Finding sufficient climate-controlled storage space poses one of the biggest challenges in the refrigerated sector. Typically, this type of warehouse space is limited and expensive. Companies often find that the usual method of renting presents challenges, especially for smaller enterprises. For food manufacturers and distributors looking to grow and gain better control their own supply chain, the purchase of a warehouse could be a viable alternative.

Generally, the demand for industrial space has exploded with the growth of e-commerce. In fact, demand for industrial space has exceeded supply for 32 of 33 quarters, creating an historic low vacancy rate of 4.3%, according to data from CBRE, Los Angeles. Likewise, Deloitte, Chicago, forecasts that by 2023, industrial real estate demand will increase by 850 million square feet to 14.8 billion square feet. 

In the rental market, companies typically have to negotiate multi-year leases, a system that usually favors larger enterprises requiring a significant amount of year-round space over a longer period of time. Locked into a contract, manufacturers and distributors give up flexibility or have to pay for space.
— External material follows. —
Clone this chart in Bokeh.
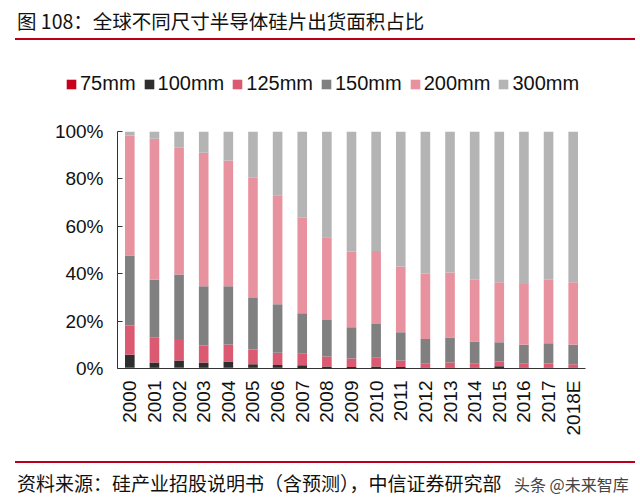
import math
from bokeh.plotting import figure
from bokeh.models import ColumnDataSource, Range1d, FixedTicker, Legend, LegendItem, Div
from bokeh.layouts import column, row
from bokeh.embed import file_html
from bokeh.resources import INLINE

years = ["2000", "2001", "2002", "2003", "2004", "2005", "2006", "2007", "2008", "2009",
         "2010", "2011", "2012", "2013", "2014", "2015", "2016", "2017", "2018E"]
mm75 = [0.4, 0.3, 0.4, 0.3, 0.5, 0.3, 0.3, 0.2, 0.2, 0.2, 0.2, 0.1, 0.1, 0.1, 0.1, 0.1, 0.1, 0.1, 0.1]
mm100 = [5.4, 2.2, 3.0, 2.2, 2.5, 1.5, 1.2, 1.2, 0.6, 0.4, 0.6, 0.5, 0.3, 0.3, 0.3, 0.8, 0.3, 0.3, 0.3]
mm125 = [12.3, 10.7, 9.0, 7.2, 7.1, 6.2, 5.1, 4.8, 4.3, 3.6, 3.7, 2.8, 1.8, 2.1, 1.6, 2.1, 1.6, 1.7, 1.4]
mm150 = [29.6, 24.2, 27.3, 25.0, 24.6, 21.7, 20.5, 17.1, 15.4, 13.2, 14.3, 11.9, 10.2, 10.6, 9.4, 8.1, 8.0, 8.6, 8.2]
mm200 = [50.6, 59.5, 53.4, 56.3, 53.1, 50.8, 46.0, 40.3, 34.9, 32.0, 30.8, 27.7, 27.6, 27.4, 26.0, 25.3, 25.7, 26.7, 26.4]
mm300 = [1.7, 3.1, 6.9, 9.0, 12.2, 19.5, 26.9, 36.4, 44.6, 50.6, 50.4, 57.0, 60.0, 59.5, 62.6, 63.6, 64.3, 62.6, 63.6]
series = ["75mm", "100mm", "125mm", "150mm", "200mm", "300mm"]
colors = ["#C8001E", "#2E2E2E", "#DB5A72", "#808080", "#E8929F", "#B4B4B4"]
yticks = [0, 20, 40, 60, 80, 100]

source = ColumnDataSource(dict(year=years, **{
    "75mm": mm75, "100mm": mm100, "125mm": mm125,
    "150mm": mm150, "200mm": mm200, "300mm": mm300}))

FONT = "Liberation Sans"

# ---- main chart ----
p = figure(x_range=years, y_range=Range1d(0, 100), width=640, height=342,
           output_backend="svg", toolbar_location=None,
           min_border_left=117, min_border_right=55, min_border_top=12, min_border_bottom=93)
p.outline_line_color = None
p.xgrid.grid_line_color = None
p.ygrid.grid_line_color = None
p.background_fill_color = "white"
p.border_fill_color = "white"

rs = p.vbar_stack(series, x="year", width=0.39, color=colors, line_width=0, source=source)

p.yaxis.ticker = FixedTicker(ticks=yticks)
p.yaxis.major_label_overrides = {t: f"{t}%" for t in yticks}
p.yaxis.minor_tick_line_color = None
p.yaxis.major_tick_in = 5
p.yaxis.major_tick_out = 0
p.yaxis.major_label_standoff = 14
p.yaxis.axis_line_color = "#333333"
p.yaxis.major_tick_line_color = "#333333"

p.xaxis.major_tick_line_color = None
p.xaxis.major_label_orientation = math.pi / 2
p.xaxis.major_label_standoff = 6
p.xaxis.axis_line_color = "#333333"

for ax in (p.xaxis, p.yaxis):
    ax.major_label_text_font = FONT
    ax.major_label_text_font_size = "19px"
    ax.major_label_text_color = "#111111"

# ---- legend strip (separate plot, swatches in the same colours) ----
lg = figure(width=640, height=78, x_range=Range1d(0, 640), y_range=Range1d(0, 78),
            output_backend="svg", toolbar_location=None, min_border=0,
            x_axis_type=None, y_axis_type=None)
lg.outline_line_color = None
lg.xgrid.grid_line_color = None
lg.ygrid.grid_line_color = None
lg.border_fill_color = "white"
lg_rs = [lg.rect(x=[-1000], y=[0], width=1, height=1, color=c, line_width=0) for c in colors]

legend = Legend(items=[LegendItem(label=s, renderers=[r]) for s, r in zip(series, lg_rs)],
                orientation="horizontal", location=(65, 24),
                glyph_width=12, glyph_height=12, label_standoff=3, spacing=7,
                padding=2, margin=0, border_line_color=None, background_fill_alpha=0,
                label_text_font=FONT, label_text_font_size="20px", label_text_color="#111111")
lg.add_layout(legend)

title_div = Div(text=(
    '<div style="position:relative;width:640px;height:41px;">'
    '<div style="position:absolute;left:17px;top:9px;font-family:\'Noto Sans CJK SC\';'
    'font-size:19.5px;line-height:24px;color:#111;white-space:nowrap;">'
    '图 108：全球不同尺寸半导体硅片出货面积占比</div>'
    '<div style="position:absolute;left:15px;top:38px;width:620px;height:2px;background:#B8001C;"></div>'
    '</div>'), width=640, height=41, margin=(0, 0, 0, 0))

footer_div = Div(text=(
    '<div style="position:relative;width:640px;height:42px;">'
    '<div style="position:absolute;left:15px;top:0px;width:620px;height:2px;background:#B8001C;"></div>'
    '<div style="position:absolute;left:17px;top:10px;font-family:\'Noto Sans CJK SC\';'
    'font-size:19px;line-height:24px;color:#111;white-space:nowrap;">'
    '资料来源：硅产业招股说明书（含预测），中信证券研究部</div>'
    '<div style="position:absolute;left:514px;top:12px;font-family:\'Noto Sans CJK SC\';'
    'font-size:16px;line-height:22px;color:#444;white-space:nowrap;">头条 @未来智库</div>'
    '</div>'), width=640, height=42, margin=(0, 0, 0, 0))

layout = column(title_div, row(lg), row(p), footer_div, spacing=0)
open("out.html", "w").write(file_html(layout, INLINE))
Public warehouse space is also an option, but this comes with its own supply chain challenges (i.e. cost to move goods to and from a specific location). Middle market and smaller companies often find themselves at a disadvantage, as their needs could be shorter-term or more seasonal.
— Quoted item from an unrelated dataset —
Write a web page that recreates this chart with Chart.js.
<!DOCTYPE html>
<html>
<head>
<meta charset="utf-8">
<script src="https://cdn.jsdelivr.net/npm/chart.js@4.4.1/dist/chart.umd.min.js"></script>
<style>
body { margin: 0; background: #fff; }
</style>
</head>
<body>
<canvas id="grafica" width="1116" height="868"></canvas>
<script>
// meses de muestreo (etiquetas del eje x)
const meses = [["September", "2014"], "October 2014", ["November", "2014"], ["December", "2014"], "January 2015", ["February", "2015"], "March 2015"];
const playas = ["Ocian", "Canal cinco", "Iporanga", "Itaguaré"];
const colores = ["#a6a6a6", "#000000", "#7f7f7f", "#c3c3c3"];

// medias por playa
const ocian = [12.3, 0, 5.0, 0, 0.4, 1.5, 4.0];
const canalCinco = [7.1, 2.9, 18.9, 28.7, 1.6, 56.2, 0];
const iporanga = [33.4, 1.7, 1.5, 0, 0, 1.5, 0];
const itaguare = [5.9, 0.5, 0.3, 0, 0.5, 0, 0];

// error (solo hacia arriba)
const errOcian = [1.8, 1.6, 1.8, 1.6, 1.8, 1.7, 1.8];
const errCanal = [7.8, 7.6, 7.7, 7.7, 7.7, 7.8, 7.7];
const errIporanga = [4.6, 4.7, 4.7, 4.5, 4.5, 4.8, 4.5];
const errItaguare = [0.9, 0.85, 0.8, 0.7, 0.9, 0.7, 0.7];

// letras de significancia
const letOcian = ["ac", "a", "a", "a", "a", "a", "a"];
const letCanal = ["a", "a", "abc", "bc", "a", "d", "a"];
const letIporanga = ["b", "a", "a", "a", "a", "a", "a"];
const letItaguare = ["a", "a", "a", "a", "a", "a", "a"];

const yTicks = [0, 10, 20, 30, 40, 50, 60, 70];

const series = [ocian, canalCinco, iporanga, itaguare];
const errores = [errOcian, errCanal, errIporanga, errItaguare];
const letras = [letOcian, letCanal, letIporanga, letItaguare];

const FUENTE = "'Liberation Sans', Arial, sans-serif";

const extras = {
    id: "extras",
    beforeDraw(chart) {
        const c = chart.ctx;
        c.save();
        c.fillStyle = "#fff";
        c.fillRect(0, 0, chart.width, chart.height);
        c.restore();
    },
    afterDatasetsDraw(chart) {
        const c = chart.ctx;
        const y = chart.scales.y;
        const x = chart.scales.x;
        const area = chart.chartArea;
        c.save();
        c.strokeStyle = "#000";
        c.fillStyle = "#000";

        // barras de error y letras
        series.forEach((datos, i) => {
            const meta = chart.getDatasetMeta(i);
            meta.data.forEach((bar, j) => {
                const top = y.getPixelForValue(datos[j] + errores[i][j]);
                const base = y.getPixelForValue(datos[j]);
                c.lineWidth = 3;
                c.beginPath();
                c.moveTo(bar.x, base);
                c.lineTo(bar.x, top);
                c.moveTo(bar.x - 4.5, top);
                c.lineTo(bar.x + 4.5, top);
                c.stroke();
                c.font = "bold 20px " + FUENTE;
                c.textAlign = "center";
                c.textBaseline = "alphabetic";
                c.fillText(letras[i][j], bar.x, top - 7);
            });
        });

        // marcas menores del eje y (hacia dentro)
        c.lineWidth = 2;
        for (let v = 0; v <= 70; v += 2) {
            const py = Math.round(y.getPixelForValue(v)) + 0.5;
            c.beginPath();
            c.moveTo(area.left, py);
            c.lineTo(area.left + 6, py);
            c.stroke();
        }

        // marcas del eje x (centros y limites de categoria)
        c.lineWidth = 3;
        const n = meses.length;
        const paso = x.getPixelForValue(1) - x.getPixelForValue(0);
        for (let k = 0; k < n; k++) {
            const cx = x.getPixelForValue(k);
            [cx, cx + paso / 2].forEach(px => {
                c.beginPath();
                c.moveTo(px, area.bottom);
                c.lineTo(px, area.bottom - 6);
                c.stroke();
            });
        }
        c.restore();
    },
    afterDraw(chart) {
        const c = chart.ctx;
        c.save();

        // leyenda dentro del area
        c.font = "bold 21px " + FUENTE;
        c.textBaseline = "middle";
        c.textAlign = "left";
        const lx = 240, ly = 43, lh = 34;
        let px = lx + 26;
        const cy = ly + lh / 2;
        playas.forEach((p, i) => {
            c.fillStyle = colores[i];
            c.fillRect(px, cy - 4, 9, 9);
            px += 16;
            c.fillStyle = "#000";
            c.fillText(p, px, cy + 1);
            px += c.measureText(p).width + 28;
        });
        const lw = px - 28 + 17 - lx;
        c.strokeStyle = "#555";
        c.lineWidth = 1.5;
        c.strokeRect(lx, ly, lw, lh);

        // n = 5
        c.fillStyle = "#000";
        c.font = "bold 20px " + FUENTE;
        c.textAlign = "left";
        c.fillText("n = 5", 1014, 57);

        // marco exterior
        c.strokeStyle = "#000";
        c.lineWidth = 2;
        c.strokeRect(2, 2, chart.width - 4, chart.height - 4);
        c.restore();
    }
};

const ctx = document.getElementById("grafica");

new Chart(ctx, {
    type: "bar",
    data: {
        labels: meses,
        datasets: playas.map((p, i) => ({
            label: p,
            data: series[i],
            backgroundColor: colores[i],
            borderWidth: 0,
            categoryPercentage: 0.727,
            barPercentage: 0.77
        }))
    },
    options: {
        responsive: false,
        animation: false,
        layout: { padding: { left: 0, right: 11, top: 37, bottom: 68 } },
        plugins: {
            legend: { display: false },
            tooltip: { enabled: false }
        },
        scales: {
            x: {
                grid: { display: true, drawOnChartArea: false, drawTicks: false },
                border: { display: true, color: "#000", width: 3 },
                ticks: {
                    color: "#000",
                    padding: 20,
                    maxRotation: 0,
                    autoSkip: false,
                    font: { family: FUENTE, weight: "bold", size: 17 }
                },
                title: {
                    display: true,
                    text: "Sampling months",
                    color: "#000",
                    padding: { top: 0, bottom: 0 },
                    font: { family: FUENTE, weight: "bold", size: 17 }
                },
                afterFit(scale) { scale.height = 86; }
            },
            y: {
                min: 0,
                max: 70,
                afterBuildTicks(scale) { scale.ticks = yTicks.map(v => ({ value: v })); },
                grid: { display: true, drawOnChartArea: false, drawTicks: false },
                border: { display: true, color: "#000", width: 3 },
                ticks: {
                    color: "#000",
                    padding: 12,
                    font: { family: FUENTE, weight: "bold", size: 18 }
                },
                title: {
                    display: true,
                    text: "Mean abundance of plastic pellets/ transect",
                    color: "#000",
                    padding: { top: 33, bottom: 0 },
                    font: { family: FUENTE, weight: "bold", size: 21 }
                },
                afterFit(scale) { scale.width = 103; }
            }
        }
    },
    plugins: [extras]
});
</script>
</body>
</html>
Owning your own warehouse property could solve some of these difficulties. But, here are some things to consider when making that big purchase.

Think about future growth in assessing square footage. Of course, the size of your property depends upon the size of your company. Some companies need just 30,000 square feet; others require 400,000 square feet. The point is to incorporate future expansion plans into the purchase decision. Will you grow into the building? It might make sense to buy a larger property today and rent the excess space, providing an additional revenue stream. 

Consider equipment and capital expenses. Financing the purchase price of the property is just the first step. Once you have the building, you’ll need new equipment, such as forklifts and racking. You may want an inventory management system or invest in other types of technology, such as robotics. You may need to hire additional personnel to staff the property.   

To make your warehouse a fully functioning entity, you’ll need to have adequate cash flow for these additional expenses. You’ll also most likely require multiple forms of financing. The package could include a real estate loan to finance the purchase of the building, separate financing to cover equipment and working capital. Some companies also request a separate line of credit to tap into future equipment and fixed asset needs.

Include sustainability in due diligence. As with any major purchase, thorough research before you buy is critical. Make sure that the building is structurally sound. Examine the past uses of the property to ensure you don’t inherit any lingering environmental issues. Be in compliance with FDA regulations encompassing all relevant Food Safety Modernization Act (FSMA) requirements, including Food Safety Plans (FSP) and Hazard Analysis and Risk-based Preventive Controls (HARPC).

The potential to retrofit your warehouse facility for sustainability should also be a consideration in the purchase. For example, the installation of solar panels could result in significant savings.

The purchase of climate-controlled storage property could be a strategic choice for many refrigerated food companies. Compared with the constraints of renting, a warehouse purchase could constitute a crucial step for growth and a way to build equity in your company’s future.